2020 Oscars: ‘Parasite’ Becomes the First Foreign Language Film to Win Best Picture as the Academy Takes Steps to Be More Inclusive

History was made at the 2020 Oscars when “Parasite,” the South Korean satirical thriller from Bong Joon-ho, became the first foreign language film to walk away with the Best Picture Oscar. Bong was also recognized for his original screenplay and directing. Although his cast was shut out of the acting categorie, they were there to share in the filmmaker and producers’ triumphant moment, and the audience felt the excitement with them, chanting for their speeches to continue when they were almost cut off.

“I’m speechless,” said producer Kwak Sin-ae. “We never imagined this to ever happen. We are so happy. I feel like a very opportune moment in history is happening right now.”

When it came to the acting categories, there were no surprises. Hollywood loves it when a performer portrays one of their own, and Renée Zellweger took Best Actress for her transformative role as icon Judy Garland in “Judy.” Joaquin Phoenix was recognized for his dark turn in “Joker,” and Phoenix, who has been speaking on topics important to him all throughout awards season, used his time onstage to address the importance of second chances, as well as injustices to humans and animals.

But it was Brad Pitt, who won Best Supporting Actor for “Once Upon a Time in Hollywood,” who made the most outright political statement of the evening. Referring to President Trump’s recent impeachment trial, he joked that he had 45 seconds to give his acceptance speech, “45  seconds more than the Senate gave John Bolton this week. I’m thinking maybe Quentin [Tarantino] does a movie about it. In the end, the adults do the right thing.” Best Supporting Actress Laura Dern, meanwhile, dedicated her Oscar for “Marriage Story” to her parents, actors Diane Ladd and Bruce Dern.

For the second year in a row, the Oscars went hostless, although two past hosts, Steve Martin and Chris Rock, were there to warm up the crowd. The fact that there was only one black acting nominee did not escape the notice of Rock, who last hosted in 2016, the year of #OscarsSoWhite.

“Cynthia [Erivo] did such a great job in ‘Harriet’ hiding black people, that the Academy got her to hide all the black nominees,” he quipped. “Cynthia, is Eddie Murphy under this stage?”

Although the Academy still has a way to go when it comes to diversity, different voices were represented onstage at the Dolby Theatre, including that of Janelle Monae, who kicked off the show with with an opening number based on her 2010 song “Come Alive,” with the lyrics rewritten to reference the Oscars and some of the year’s top films.

“We celebrate all the women who directed phenomenal films,” she said, midsong, “and I’m so proud to stand here as a black queer artist, telling stories. Happy Black History Month.”

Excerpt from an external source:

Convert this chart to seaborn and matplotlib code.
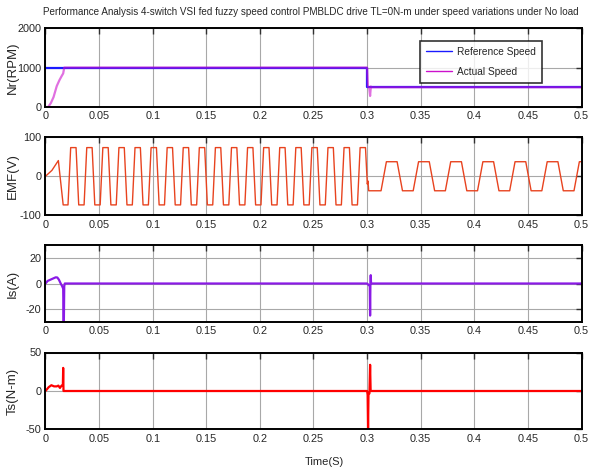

Other highlights of the evening included Idina Menzel performing her nominated song from “Frozen 2,” “Into the Unknown,” along with Norwegian songstress Aurora and several singers from all over the world who lent their voices to international versions of the film. Utkarsh Ambudkar popped up mid-show to perform a comical rap, and none other than Eminem surprised the crowd with a performance of “Lose Yourself.” The most memorable song from the movie “8 Mile” won the 2003 Academy Award for Best Original Song, but the rapper did not attend that year’s ceremony.

Said Eminem via Twitter, “Look, if you had another shot, another opportunity… Thanks for having me @TheAcademy. Sorry it took me 18 years to get here.”

The 92nd Academy Awards took place Feb. 9 at the Dolby Theatre in Hollywood, CA.